Henry later served in many positions of public responsibility, including Assistant Commissary General to the Continental Army for the district of Lancaster and, in 1779, Commissary of Hides for Pennsylvania, Delaware, and Maryland. In these positions, Henry managed vast sums of money and acquired and transferred enormous amounts of material. (He was no longer producing guns, but he did acquire them—along with shoes, hats, flour—to supply them to state and continental troops.) In 1780 Henry informed Joseph Reed that he had "laid out…between Sixty & Seventy Thousand Pound" just to "purchase Leather and Paying Workmens Wages at the Shoe-Factory[s]" he had established "at Philadelphia, Allentown and Lancaster." His correspondence is filled with letters from Army leaders, including George Washington, begging for arms and other materials. Henry was the Treasurer of Lancaster Country for many years, a position filled by his wife, Ann Wood Henry, after Henry's death in 1786.
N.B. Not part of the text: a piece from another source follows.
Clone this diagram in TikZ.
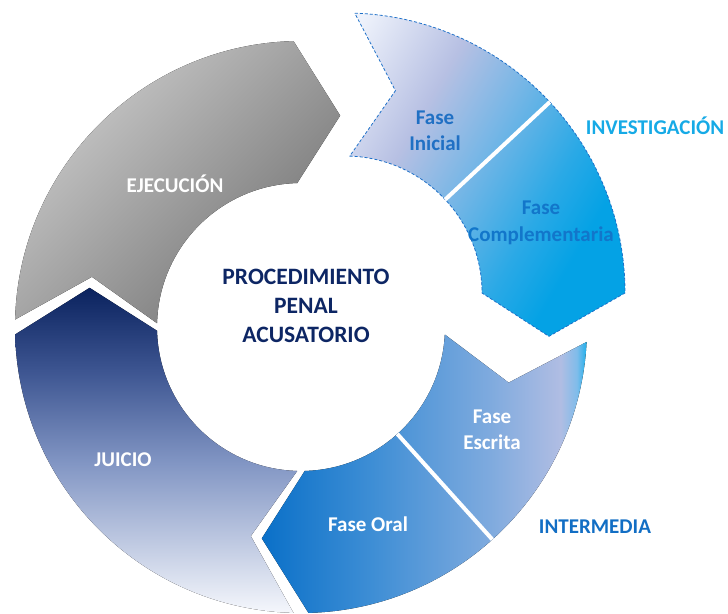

Henry was an intellectual who helped found Lancaster's Juliana Library-Company in 1759, which during the Revolution and after was housed in his residence, and he held membership in the American Philosophical Society in Philadelphia, whose first Transactions (1771) printed Henry's account of his invention of a "Description of a Self-Moving or Sentinel Register" to regulate the flue of a furnace. Henry invented a screw auger, manufactured and sold exclusively at his Lancaster store, and some credit him with inventing the steamboat: the twelve-year-old Robert Fulton, a Lancaster neighbor, visited Henry in 1777, who had been experimenting since 1763 on boats with steam engines on the Conestoga River (Fulton's own experiments began only in 1786 in England). Henry and his family were members of the Moravian Congregation at Lancaster.

Henry was the earliest patron of painter Benjamin West, who lodged in Henry's home in Lancaster in 1756 and painted portraits of William and Ann Henry, probably shortly after their marriage. More significantly, Henry encouraged West to paint The Death of Socrates (1756), perhaps the first history painting produced in the colonies; West credited Henry with having initiated the painter's interest in history painting, the genre for which the painter became famous.

==Legacy==
Henry's sons carried on his gun business, in Lancaster, in Philadelphia, in Nazareth, Pennsylvania, and then in Boulton, PA. One of his sons, John Joseph Henry, served as a sixteen-year-old rifleman on Benedict Arnold's march on Quebec in the fall and winter of 1775 (he was captured and imprisoned for much of 1776), and later served as president judge of the second District in Pennsylvania from 1795 to 1811.